- Ascribed to: Wihtred, King of Kent
- Language: Old English
- Date: c. 695
- Principal manuscript(s): Textus Roffensis
- First printed edition: George Hickes and Humfrey Wanley, Linguarum Vett. Septentrionalium Thesaurus Grammatico-Criticus et Archaeologicus (Oxford, 1703–5); see Law of Æthelberht#Manuscript, editions and translations
- Genre: law code

= Law of Wihtred =

The Law of Wihtred is an early English legal text attributed to the Kentish king Wihtred (died 725). It is believed to date to the final decade of the 7th century and is the last of three Kentish legal texts, following the Law of Æthelberht and the Law of Hlothhere and Eadric. It is devoted primarily to offences within and against the church, as well as church rights and theft.

==Provenance==
The prologue of the text and the red manuscript rubric attribute the law to Wihtred (died 725), king of Kent. Wihtred reigned from around or just after 690 to 725, and the text suggests he issued the law's provisions in 695.

Like the other Kentish codes, the Law of Wihtred survives in only one manuscript, known as the "Rochester Codex" or Textus Roffensis. This is a compilation of Anglo-Saxon historic and legal material drawn together in the early 1120s under the supervision of Ernulf, bishop of Rochester.
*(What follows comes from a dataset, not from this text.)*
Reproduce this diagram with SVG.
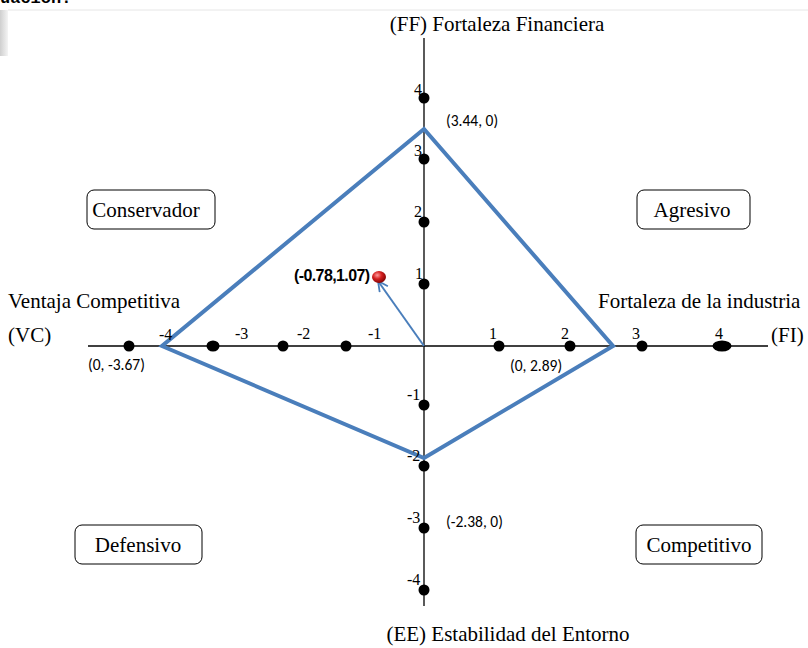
<svg xmlns="http://www.w3.org/2000/svg" width="808" height="648" viewBox="0 0 808 648">
<style>
.serif{font-family:"Liberation Serif","Times New Roman",serif;font-size:21px;fill:#000}
.tick{font-family:"Liberation Serif","Times New Roman",serif;font-size:16px;fill:#000}
.sans{font-family:"Carlito","Liberation Sans","Open Sans",sans-serif;font-size:15.5px;fill:#000}
.box{fill:#fff;stroke:#000;stroke-width:1}
.axis{stroke:#000;stroke-width:1.3;fill:none}
.dot{fill:#000}
</style>
<defs>
<radialGradient id="ball" cx="0.38" cy="0.35" r="0.7">
<stop offset="0" stop-color="#ff9a9a"/>
<stop offset="0.45" stop-color="#d42020"/>
<stop offset="1" stop-color="#7a0000"/>
</radialGradient>
<linearGradient id="edge" x1="0" y1="0" x2="1" y2="0">
<stop offset="0" stop-color="#cfcfcf"/>
<stop offset="1" stop-color="#f4f4f4"/>
</linearGradient>
<marker id="arr" viewBox="0 0 12 12" refX="11" refY="6" markerWidth="12" markerHeight="12" markerUnits="userSpaceOnUse" orient="auto">
<path d="M1,1 L11,6 L1,11" fill="none" stroke="#4a7ebb" stroke-width="1.8"/>
</marker>
</defs>
<rect width="808" height="648" fill="#fff"/>
<text x="0" y="3" style="font-family:'Liberation Mono',monospace;font-size:17px;font-weight:bold">uación.</text>
<line x1="8" y1="10" x2="808" y2="10" stroke="#e6e6e6" stroke-width="1"/>
<rect x="0" y="10" width="8" height="46" fill="url(#edge)"/>

<g id="connectors">
<line class="axis" x1="88" y1="346" x2="768" y2="346"/>
<line class="axis" x1="424" y1="38" x2="424" y2="606"/>
<polygon points="424,129 613,346 424,458 162,346" fill="none" stroke="#4a7ebb" stroke-width="4" stroke-linejoin="miter"/>
<line x1="424" y1="346" x2="378" y2="281" stroke="#4a7ebb" stroke-width="2" marker-end="url(#arr)"/>
</g>

<g id="ticks-vertical">
<circle class="dot" cx="424" cy="98" r="5.5"/><text class="tick" x="414" y="95">4</text>
<circle class="dot" cx="424" cy="159" r="5.5"/><text class="tick" x="414" y="156">3</text>
<circle class="dot" cx="424" cy="222" r="5.5"/><text class="tick" x="414" y="217">2</text>
<circle class="dot" cx="424" cy="284" r="5.5"/><text class="tick" x="415" y="279">1</text>
<circle class="dot" cx="424" cy="405" r="5.5"/><text class="tick" x="407" y="400">-1</text>
<circle class="dot" cx="424" cy="466" r="5.5"/><text class="tick" x="407" y="461">-2</text>
<circle class="dot" cx="424" cy="528" r="5.5"/><text class="tick" x="407" y="523">-3</text>
<circle class="dot" cx="424" cy="590" r="5.5"/><text class="tick" x="407" y="585">-4</text>
</g>

<g id="ticks-horizontal">
<circle class="dot" cx="129" cy="346" r="5.5"/>
<text class="tick" x="159" y="340">-4</text>
<ellipse class="dot" cx="213" cy="346" rx="6.5" ry="5.5"/><text class="tick" x="235" y="339">-3</text>
<circle class="dot" cx="283" cy="346" r="5.5"/><text class="tick" x="297" y="339">-2</text>
<circle class="dot" cx="346" cy="346" r="5.5"/><text class="tick" x="368" y="339">-1</text>
<circle class="dot" cx="499" cy="346" r="5.5"/><text class="tick" x="489" y="339">1</text>
<circle class="dot" cx="570" cy="346" r="5.5"/><text class="tick" x="561" y="339">2</text>
<circle class="dot" cx="642" cy="346" r="5.5"/><text class="tick" x="632" y="339">3</text>
<ellipse class="dot" cx="722" cy="346" rx="9.5" ry="5.5"/><text class="tick" x="715" y="339">4</text>
</g>

<g id="point">
<ellipse cx="379" cy="277" rx="7" ry="6" fill="url(#ball)"/>
<text x="294" y="281" style="font-family:'Liberation Sans',Arial,sans-serif;font-size:16px;font-weight:bold;letter-spacing:-0.6px">(-0.78,1.07)</text>
</g>

<g id="vertex-labels">
<text class="sans" x="446" y="126">(3.44, 0)</text>
<text class="sans" x="88" y="370">(0, -3.67)</text>
<text class="sans" x="510" y="371">(0, 2.89)</text>
<text class="sans" x="446" y="527">(-2.38, 0)</text>
</g>

<g id="axis-labels">
<text class="serif" x="497" y="31" text-anchor="middle">(FF) Fortaleza Financiera</text>
<text class="serif" x="508" y="641" text-anchor="middle">(EE) Estabilidad del Entorno</text>
<text class="serif" x="8" y="308">Ventaja Competitiva</text>
<text class="serif" x="8" y="342">(VC)</text>
<text class="serif" x="598" y="308">Fortaleza de la industria</text>
<text class="serif" x="771" y="342">(FI)</text>
</g>

<g id="node-conservador">
<rect class="box" x="87" y="190" width="128" height="39" rx="7"/>
<text class="serif" x="146" y="217" text-anchor="middle">Conservador</text>
</g>
<g id="node-agresivo">
<rect class="box" x="637" y="190" width="113" height="39" rx="7"/>
<text class="serif" x="692" y="217" text-anchor="middle">Agresivo</text>
</g>
<g id="node-defensivo">
<rect class="box" x="75" y="525" width="127" height="39" rx="7"/>
<text class="serif" x="138" y="552" text-anchor="middle">Defensivo</text>
</g>
<g id="node-competitivo">
<rect class="box" x="636" y="525" width="126" height="39" rx="7"/>
<text class="serif" x="699" y="552" text-anchor="middle">Competitivo</text>
</g>
</svg>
Wihtred's law occupies folios 5^{v} to 6^{v}.

==Issue==
The prologue itself states that the "great men" of Kent issued the provisions before a large assembly of Kentish people, while Wihtred was "ruling in the fifth winter of his reign, in the ninth indiction, sixth day of Rugern [rye-harvest]" at "that place which is called Berghamstead" It is the only Kentish code to provide a regnal date, one working out to 6 September 695.

The prologue relates that Brihtwald, "archbishop of Britain" (Bretone heahbiscop, i.e., archbishop of Canterbury) was present, along with Gebmund, bishop of Rochester. This is appropriate as, unlike the two earlier Kentish codes, Wihtred's law is concerned with the church and religious matters. Similar to Ine's Law on several points, both laws may have drawn on Latin ecclesiastical canons.

==Content==
Recent editor of the text Lisi Oliver broke the provisions down as follows:

| Provisions | Description |
| Prologue | Background and people behind the rulings |
| 1-2 | Rights of the Church |
| 3-4 | Provisions against sinful matrimony |
| 5-6 | Provisions against abusive ecclesiastics |
| 7 | Manumission (i.e., freeing of slaves) |
| 8-11 | Punishments for breaking church law |
| 12-16 | Exculpation (i.e., clearing oneself with an oath) |
| 17-19 | Church's right of exculpation |
| 20-22 | Punishment for theft |

The chapter divisions are editorial and although divided into 22 chapters by Oliver, an earlier editor Frederick Attenborough had divided it into 28 separate chapters.

The Law allows that a bishop's word, like a king's, is to be regarded as legally incontrovertible without needing any concomitant oath, though lesser ecclesiastics must exculpate themselves before the altar. Provision 1 exempted the church of paying taxes to the king, but it also specified that churchmen must pray for and honour the king.

A charter of Wihtred's, dating c. 699, has an almost identical provision, exempting the kingdom's minsters from tax, but in turn requiring the king's position be respected otherwise. Some of the clauses regarding illicit marriages and the authority of bishops echo rulings made by the 672 Synod of Hertford, presided over by Theodore of Tarsus.

Included among the other religious offences punished are the consumption of meat during Christian fasting and gift-giving to pagan idols. The law also punishes nobles for working their slaves on the Sabbath, and frees such slaves if they are so forced. Working on the Sabbath was a concern also addressed in the near-contemporary Paenitentiale Theodori, attributed to Archbishop Theodore.

The theft provisions of the code allow the killing of thieves caught in the act, without the need to pay wergild. If the thief is not killed, the capturer is entitled to half the payment if the thief is subsequently ransomed, though the king may himself kill the thief or have him enslaved "across the sea" in addition to ransoming for the value of the thief's wergild. The law's final chapter provides that any foreigner or stranger who goes off the track and does not draw attention to himself by blowing his horn may be killed or captured.